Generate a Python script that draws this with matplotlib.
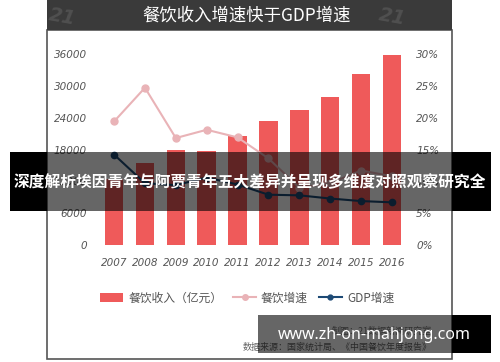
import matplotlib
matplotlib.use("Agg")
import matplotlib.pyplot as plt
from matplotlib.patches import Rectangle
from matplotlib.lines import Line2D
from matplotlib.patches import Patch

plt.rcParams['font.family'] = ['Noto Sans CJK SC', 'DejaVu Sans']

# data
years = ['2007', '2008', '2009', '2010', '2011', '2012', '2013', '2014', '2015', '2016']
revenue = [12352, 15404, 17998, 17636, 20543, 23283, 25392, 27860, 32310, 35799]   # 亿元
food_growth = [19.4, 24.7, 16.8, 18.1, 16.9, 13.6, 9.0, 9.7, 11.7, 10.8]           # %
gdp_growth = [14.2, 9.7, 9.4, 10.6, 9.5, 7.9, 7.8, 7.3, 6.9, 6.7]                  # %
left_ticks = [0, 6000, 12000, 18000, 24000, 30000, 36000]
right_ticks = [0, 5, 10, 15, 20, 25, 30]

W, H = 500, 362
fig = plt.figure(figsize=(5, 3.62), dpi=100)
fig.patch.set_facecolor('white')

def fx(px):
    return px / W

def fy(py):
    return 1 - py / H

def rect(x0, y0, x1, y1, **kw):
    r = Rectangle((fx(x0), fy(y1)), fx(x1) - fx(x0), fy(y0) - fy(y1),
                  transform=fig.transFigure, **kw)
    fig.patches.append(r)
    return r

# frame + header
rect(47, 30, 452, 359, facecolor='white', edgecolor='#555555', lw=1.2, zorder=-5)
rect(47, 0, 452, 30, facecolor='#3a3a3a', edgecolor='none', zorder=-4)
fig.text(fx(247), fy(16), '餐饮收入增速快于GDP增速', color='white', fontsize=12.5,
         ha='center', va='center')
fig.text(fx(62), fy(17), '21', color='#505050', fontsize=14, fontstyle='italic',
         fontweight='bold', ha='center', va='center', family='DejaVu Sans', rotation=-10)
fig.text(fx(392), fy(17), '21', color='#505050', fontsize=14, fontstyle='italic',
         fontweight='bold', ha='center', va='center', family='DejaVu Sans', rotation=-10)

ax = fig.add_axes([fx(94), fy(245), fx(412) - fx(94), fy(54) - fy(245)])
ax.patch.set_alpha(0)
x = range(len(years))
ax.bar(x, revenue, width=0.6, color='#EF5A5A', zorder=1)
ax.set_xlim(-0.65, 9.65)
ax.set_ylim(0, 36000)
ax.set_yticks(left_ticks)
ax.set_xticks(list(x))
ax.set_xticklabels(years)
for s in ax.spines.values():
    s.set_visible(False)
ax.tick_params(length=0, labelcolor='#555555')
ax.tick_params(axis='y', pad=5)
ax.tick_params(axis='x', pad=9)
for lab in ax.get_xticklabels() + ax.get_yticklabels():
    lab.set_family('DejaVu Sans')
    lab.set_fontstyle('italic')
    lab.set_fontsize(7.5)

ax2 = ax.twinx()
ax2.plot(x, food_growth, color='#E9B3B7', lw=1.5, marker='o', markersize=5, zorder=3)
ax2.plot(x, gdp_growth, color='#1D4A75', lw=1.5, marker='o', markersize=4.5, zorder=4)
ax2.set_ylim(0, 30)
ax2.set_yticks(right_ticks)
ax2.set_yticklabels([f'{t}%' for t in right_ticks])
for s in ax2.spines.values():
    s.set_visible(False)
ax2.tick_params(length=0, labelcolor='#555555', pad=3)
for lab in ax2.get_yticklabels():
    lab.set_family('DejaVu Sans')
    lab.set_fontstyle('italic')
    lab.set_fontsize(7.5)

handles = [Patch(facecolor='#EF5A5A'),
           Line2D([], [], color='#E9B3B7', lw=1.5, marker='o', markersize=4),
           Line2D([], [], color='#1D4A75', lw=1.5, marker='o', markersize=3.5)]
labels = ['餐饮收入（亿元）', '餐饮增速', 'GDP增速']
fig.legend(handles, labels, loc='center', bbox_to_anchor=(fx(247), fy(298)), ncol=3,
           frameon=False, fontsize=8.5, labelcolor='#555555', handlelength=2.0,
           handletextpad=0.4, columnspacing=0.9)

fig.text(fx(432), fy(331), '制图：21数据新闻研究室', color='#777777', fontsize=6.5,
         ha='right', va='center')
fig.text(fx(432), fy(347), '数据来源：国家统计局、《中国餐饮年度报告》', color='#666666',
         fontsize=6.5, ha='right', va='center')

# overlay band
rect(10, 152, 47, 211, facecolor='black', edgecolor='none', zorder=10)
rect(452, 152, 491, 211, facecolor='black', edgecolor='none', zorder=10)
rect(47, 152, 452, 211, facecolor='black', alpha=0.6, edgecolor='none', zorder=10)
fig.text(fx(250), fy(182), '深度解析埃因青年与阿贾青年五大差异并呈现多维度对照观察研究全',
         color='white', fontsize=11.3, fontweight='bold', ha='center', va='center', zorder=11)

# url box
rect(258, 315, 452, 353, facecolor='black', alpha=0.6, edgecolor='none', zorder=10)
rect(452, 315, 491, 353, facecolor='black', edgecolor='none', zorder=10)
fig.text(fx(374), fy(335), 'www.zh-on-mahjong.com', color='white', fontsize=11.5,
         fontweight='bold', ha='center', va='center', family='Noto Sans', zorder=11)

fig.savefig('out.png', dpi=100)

= = = = = = =

**Task brief:** Quote the data exactly, leaving every image out of the copy.

**Full response:**
Generate a Python script that draws this with matplotlib.
import matplotlib
matplotlib.use("Agg")
import matplotlib.pyplot as plt
from matplotlib.patches import Rectangle
from matplotlib.lines import Line2D
from matplotlib.patches import Patch

plt.rcParams['font.family'] = ['Noto Sans CJK SC', 'DejaVu Sans']

# data
years = ['2007', '2008', '2009', '2010', '2011', '2012', '2013', '2014', '2015', '2016']
revenue = [12352, 15404, 17998, 17636, 20543, 23283, 25392, 27860, 32310, 35799]   # 亿元
food_growth = [19.4, 24.7, 16.8, 18.1, 16.9, 13.6, 9.0, 9.7, 11.7, 10.8]           # %
gdp_growth = [14.2, 9.7, 9.4, 10.6, 9.5, 7.9, 7.8, 7.3, 6.9, 6.7]                  # %
left_ticks = [0, 6000, 12000, 18000, 24000, 30000, 36000]
right_ticks = [0, 5, 10, 15, 20, 25, 30]

W, H = 500, 362
fig = plt.figure(figsize=(5, 3.62), dpi=100)
fig.patch.set_facecolor('white')

def fx(px):
    return px / W

def fy(py):
    return 1 - py / H

def rect(x0, y0, x1, y1, **kw):
    r = Rectangle((fx(x0), fy(y1)), fx(x1) - fx(x0), fy(y0) - fy(y1),
                  transform=fig.transFigure, **kw)
    fig.patches.append(r)
    return r

# frame + header
rect(47, 30, 452, 359, facecolor='white', edgecolor='#555555', lw=1.2, zorder=-5)
rect(47, 0, 452, 30, facecolor='#3a3a3a', edgecolor='none', zorder=-4)
fig.text(fx(247), fy(16), '餐饮收入增速快于GDP增速', color='white', fontsize=12.5,
         ha='center', va='center')
fig.text(fx(62), fy(17), '21', color='#505050', fontsize=14, fontstyle='italic',
         fontweight='bold', ha='center', va='center', family='DejaVu Sans', rotation=-10)
fig.text(fx(392), fy(17), '21', color='#505050', fontsize=14, fontstyle='italic',
         fontweight='bold', ha='center', va='center', family='DejaVu Sans', rotation=-10)

ax = fig.add_axes([fx(94), fy(245), fx(412) - fx(94), fy(54) - fy(245)])
ax.patch.set_alpha(0)
x = range(len(years))
ax.bar(x, revenue, width=0.6, color='#EF5A5A', zorder=1)
ax.set_xlim(-0.65, 9.65)
ax.set_ylim(0, 36000)
ax.set_yticks(left_ticks)
ax.set_xticks(list(x))
ax.set_xticklabels(years)
for s in ax.spines.values():
    s.set_visible(False)
ax.tick_params(length=0, labelcolor='#555555')
ax.tick_params(axis='y', pad=5)
ax.tick_params(axis='x', pad=9)
for lab in ax.get_xticklabels() + ax.get_yticklabels():
    lab.set_family('DejaVu Sans')
    lab.set_fontstyle('italic')
    lab.set_fontsize(7.5)

ax2 = ax.twinx()
ax2.plot(x, food_growth, color='#E9B3B7', lw=1.5, marker='o', markersize=5, zorder=3)
ax2.plot(x, gdp_growth, color='#1D4A75', lw=1.5, marker='o', markersize=4.5, zorder=4)
ax2.set_ylim(0, 30)
ax2.set_yticks(right_ticks)
ax2.set_yticklabels([f'{t}%' for t in right_ticks])
for s in ax2.spines.values():
    s.set_visible(False)
ax2.tick_params(length=0, labelcolor='#555555', pad=3)
for lab in ax2.get_yticklabels():
    lab.set_family('DejaVu Sans')
    lab.set_fontstyle('italic')
    lab.set_fontsize(7.5)

handles = [Patch(facecolor='#EF5A5A'),
           Line2D([], [], color='#E9B3B7', lw=1.5, marker='o', markersize=4),
           Line2D([], [], color='#1D4A75', lw=1.5, marker='o', markersize=3.5)]
labels = ['餐饮收入（亿元）', '餐饮增速', 'GDP增速']
fig.legend(handles, labels, loc='center', bbox_to_anchor=(fx(247), fy(298)), ncol=3,
           frameon=False, fontsize=8.5, labelcolor='#555555', handlelength=2.0,
           handletextpad=0.4, columnspacing=0.9)

fig.text(fx(432), fy(331), '制图：21数据新闻研究室', color='#777777', fontsize=6.5,
         ha='right', va='center')
fig.text(fx(432), fy(347), '数据来源：国家统计局、《中国餐饮年度报告》', color='#666666',
         fontsize=6.5, ha='right', va='center')

# overlay band
rect(10, 152, 47, 211, facecolor='black', edgecolor='none', zorder=10)
rect(452, 152, 491, 211, facecolor='black', edgecolor='none', zorder=10)
rect(47, 152, 452, 211, facecolor='black', alpha=0.6, edgecolor='none', zorder=10)
fig.text(fx(250), fy(182), '深度解析埃因青年与阿贾青年五大差异并呈现多维度对照观察研究全',
         color='white', fontsize=11.3, fontweight='bold', ha='center', va='center', zorder=11)

# url box
rect(258, 315, 452, 353, facecolor='black', alpha=0.6, edgecolor='none', zorder=10)
rect(452, 315, 491, 353, facecolor='black', edgecolor='none', zorder=10)
fig.text(fx(374), fy(335), 'www.zh-on-mahjong.com', color='white', fontsize=11.5,
         fontweight='bold', ha='center', va='center', family='Noto Sans', zorder=11)

fig.savefig('out.png', dpi=100)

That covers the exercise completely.